_Goal:_
Up to and including the line with "const yTicks = [0, 0.2, 0.4, 0.6, 0.8, 1.0]", write out the listing from its first line, minus the pictures.

_Raw data:_
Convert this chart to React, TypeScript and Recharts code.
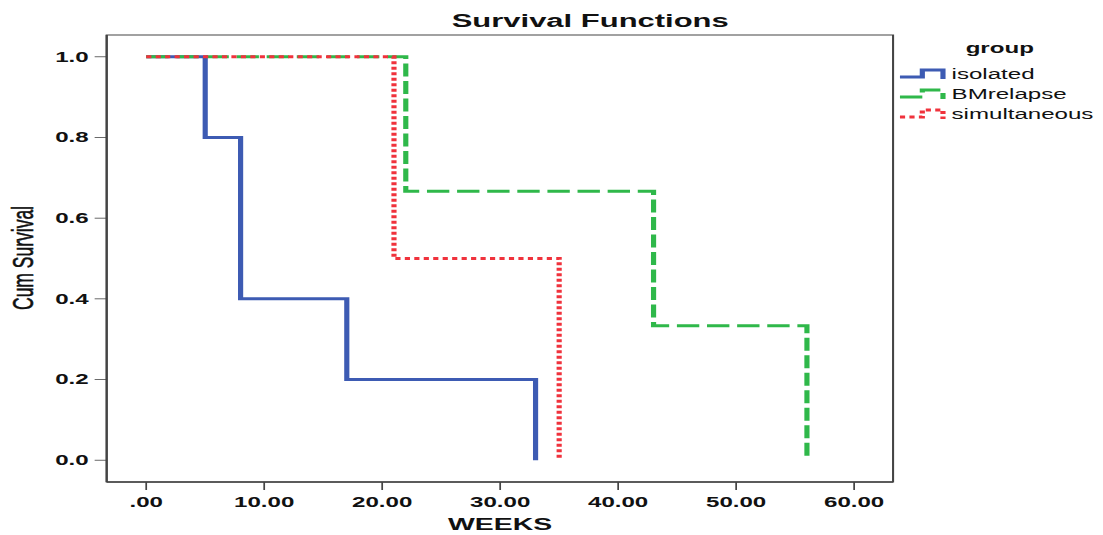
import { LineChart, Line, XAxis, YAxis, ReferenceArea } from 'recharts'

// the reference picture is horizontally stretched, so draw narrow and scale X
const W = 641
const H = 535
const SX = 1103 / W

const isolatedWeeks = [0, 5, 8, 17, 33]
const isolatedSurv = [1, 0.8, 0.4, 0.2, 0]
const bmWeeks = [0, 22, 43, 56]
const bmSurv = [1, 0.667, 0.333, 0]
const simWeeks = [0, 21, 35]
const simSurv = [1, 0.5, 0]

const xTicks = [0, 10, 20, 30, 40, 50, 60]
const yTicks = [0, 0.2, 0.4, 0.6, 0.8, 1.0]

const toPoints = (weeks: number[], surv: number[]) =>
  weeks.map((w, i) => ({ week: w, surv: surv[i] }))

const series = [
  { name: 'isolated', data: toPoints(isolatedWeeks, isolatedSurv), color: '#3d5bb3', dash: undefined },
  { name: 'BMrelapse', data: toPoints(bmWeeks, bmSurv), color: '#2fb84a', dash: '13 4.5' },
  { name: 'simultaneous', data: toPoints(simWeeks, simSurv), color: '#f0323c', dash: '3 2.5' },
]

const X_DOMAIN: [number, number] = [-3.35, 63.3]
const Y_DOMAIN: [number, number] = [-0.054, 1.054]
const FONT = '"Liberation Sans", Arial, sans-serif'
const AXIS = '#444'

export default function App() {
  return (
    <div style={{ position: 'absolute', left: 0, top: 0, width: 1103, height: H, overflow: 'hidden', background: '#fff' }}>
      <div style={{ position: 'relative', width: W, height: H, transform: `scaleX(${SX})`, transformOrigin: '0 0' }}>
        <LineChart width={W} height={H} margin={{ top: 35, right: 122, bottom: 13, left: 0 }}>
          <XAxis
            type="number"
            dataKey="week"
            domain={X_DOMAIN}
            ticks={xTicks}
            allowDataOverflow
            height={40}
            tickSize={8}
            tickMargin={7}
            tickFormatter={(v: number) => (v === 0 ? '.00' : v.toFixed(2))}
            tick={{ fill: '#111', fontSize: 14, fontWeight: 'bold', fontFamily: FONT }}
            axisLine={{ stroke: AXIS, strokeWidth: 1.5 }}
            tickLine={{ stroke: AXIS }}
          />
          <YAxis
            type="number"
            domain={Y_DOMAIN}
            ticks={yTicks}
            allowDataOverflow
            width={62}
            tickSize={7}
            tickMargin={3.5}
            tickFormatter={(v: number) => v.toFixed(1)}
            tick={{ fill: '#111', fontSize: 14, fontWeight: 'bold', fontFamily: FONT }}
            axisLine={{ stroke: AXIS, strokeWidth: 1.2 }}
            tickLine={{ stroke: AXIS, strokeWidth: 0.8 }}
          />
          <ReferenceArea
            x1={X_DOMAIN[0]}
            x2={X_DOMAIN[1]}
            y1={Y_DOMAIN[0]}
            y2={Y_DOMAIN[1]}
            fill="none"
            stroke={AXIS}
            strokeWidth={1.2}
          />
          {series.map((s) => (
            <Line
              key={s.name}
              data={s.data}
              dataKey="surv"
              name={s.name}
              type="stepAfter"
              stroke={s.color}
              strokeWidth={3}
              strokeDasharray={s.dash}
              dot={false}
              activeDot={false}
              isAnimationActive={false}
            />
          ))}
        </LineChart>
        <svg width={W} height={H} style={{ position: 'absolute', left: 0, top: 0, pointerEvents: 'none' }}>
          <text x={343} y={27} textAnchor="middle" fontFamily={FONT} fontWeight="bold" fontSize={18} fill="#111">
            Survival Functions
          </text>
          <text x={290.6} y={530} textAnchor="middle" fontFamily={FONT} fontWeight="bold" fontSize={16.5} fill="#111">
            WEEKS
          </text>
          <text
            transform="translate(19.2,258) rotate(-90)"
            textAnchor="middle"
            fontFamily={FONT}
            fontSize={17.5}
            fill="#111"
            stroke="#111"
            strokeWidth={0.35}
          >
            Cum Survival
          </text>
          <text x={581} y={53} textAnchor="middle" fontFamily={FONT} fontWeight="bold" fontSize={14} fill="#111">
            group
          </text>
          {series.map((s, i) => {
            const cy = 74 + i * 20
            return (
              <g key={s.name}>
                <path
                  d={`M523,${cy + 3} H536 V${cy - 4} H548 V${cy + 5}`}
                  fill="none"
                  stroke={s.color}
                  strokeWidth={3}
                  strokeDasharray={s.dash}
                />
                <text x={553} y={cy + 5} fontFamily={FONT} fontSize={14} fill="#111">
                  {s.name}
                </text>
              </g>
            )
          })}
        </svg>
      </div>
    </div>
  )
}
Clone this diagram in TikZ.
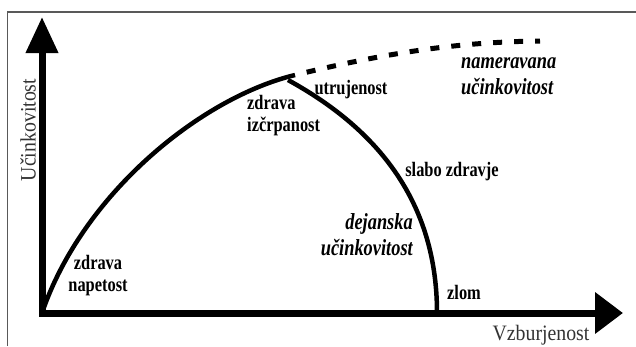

_Expected output:_
Convert this chart to React, TypeScript and Recharts code.
import { LineChart, Line, XAxis, YAxis, ReferenceArea } from 'recharts'

// the reference picture is horizontally stretched, so draw narrow and scale X
const W = 641
const H = 535
const SX = 1103 / W

const isolatedWeeks = [0, 5, 8, 17, 33]
const isolatedSurv = [1, 0.8, 0.4, 0.2, 0]
const bmWeeks = [0, 22, 43, 56]
const bmSurv = [1, 0.667, 0.333, 0]
const simWeeks = [0, 21, 35]
const simSurv = [1, 0.5, 0]

const xTicks = [0, 10, 20, 30, 40, 50, 60]
const yTicks = [0, 0.2, 0.4, 0.6, 0.8, 1.0]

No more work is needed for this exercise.